Begeistert von schnellen und scheinbar mühelosen Gewinnen – ohne zu bedenken, wann und wem das jeweilige Pokerspiel unweigerlich auf den Kopf fallen wird.
Begeistert von einer Zugehörigkeit zu einer alteingesessenen Bevölkerungsschicht – ohne zu bedenken, dass es wenig Mut erfordert, sich in den eigenen vier Wänden einzugraben.
Begeisterung – das kleine Quäntchen Glück
„Jede Organisation und jedes Unternehmen braucht eine Kultur, die auf den gemeinsamen Werten und einer gemeinsamen Strategie, inklusive Zielen und Visionen, basiert“ – bringt es mein Berufskollege, Business-Coach Michl Schwind auf den Punkt.

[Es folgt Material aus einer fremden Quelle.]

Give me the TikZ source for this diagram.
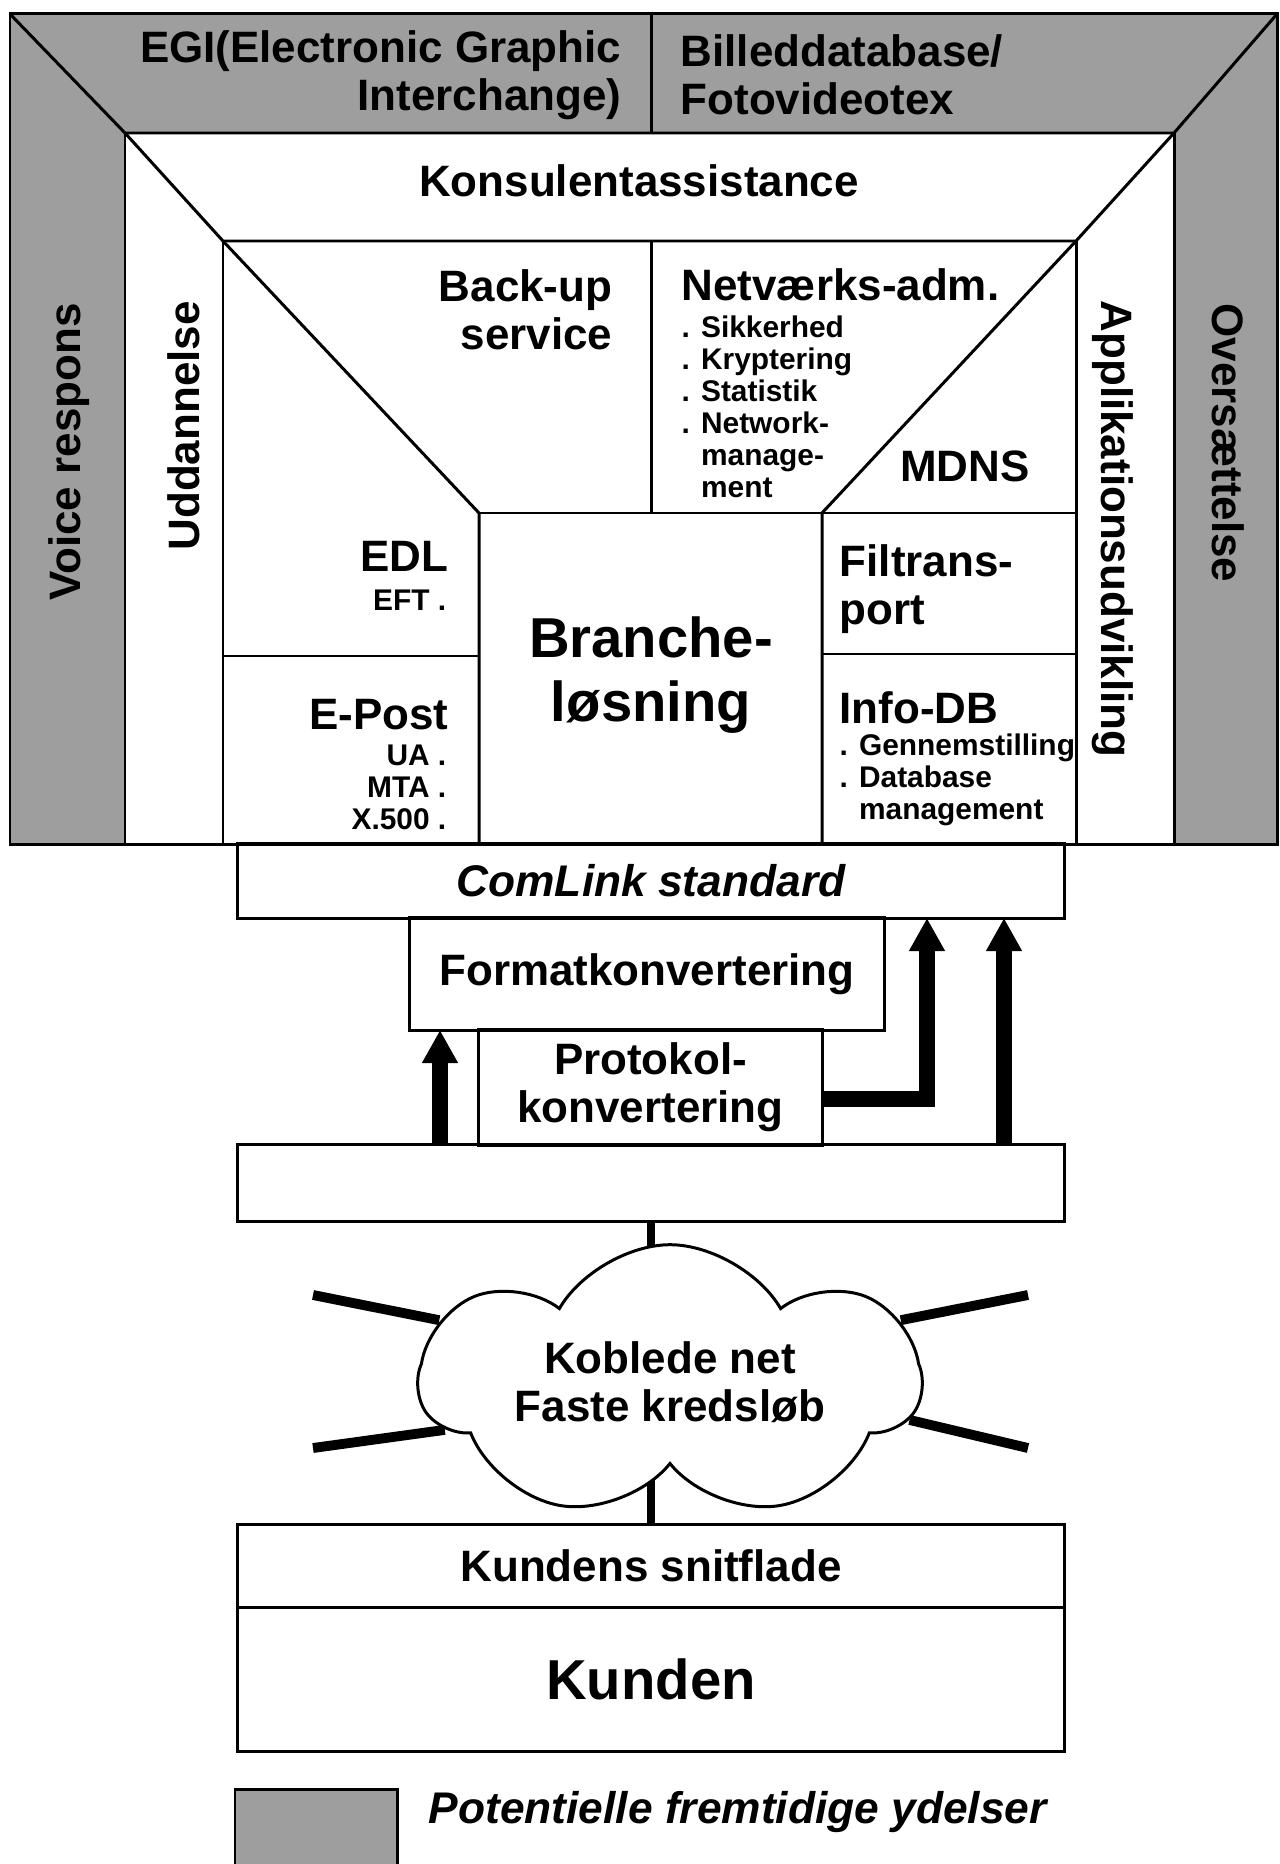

Wir Trainer und Coaches zielen in unseren Workshops und Seminaren darauf ab, Organisationen und Menschen (wieder) einen Zugang zur eigenen Begeisterungsfähigkeit zu verschaffen. Indem wir günstige Rahmenbedingungen und Räume schaffen, in denen eine persönliche und organisationale Kultur von Fruchtbarkeit und Ergebnisorientierung geschaffen wird.
Damit eine so verstandene Erfolgskultur wirksam und lebendig bleibt, bedarf es in der Folge einer unaufgeregten, aber ständigen Pflege im ganz normalen Arbeitsalltag – auch wenn dadurch aus einem Haflinger kein Rennpferd werden und der eine oder andere Wurf – frei nach Gauß – zwangsläufig sein Ziel verfehlen wird.
Aus einem kleinen Quäntchen Glück ein großes machen zu wollen und dabei mit der menschlichen Empfänglichkeit für hormonelle Höhenflüge zu zocken: Das jedoch ist ein Spiel mit dem Feuer.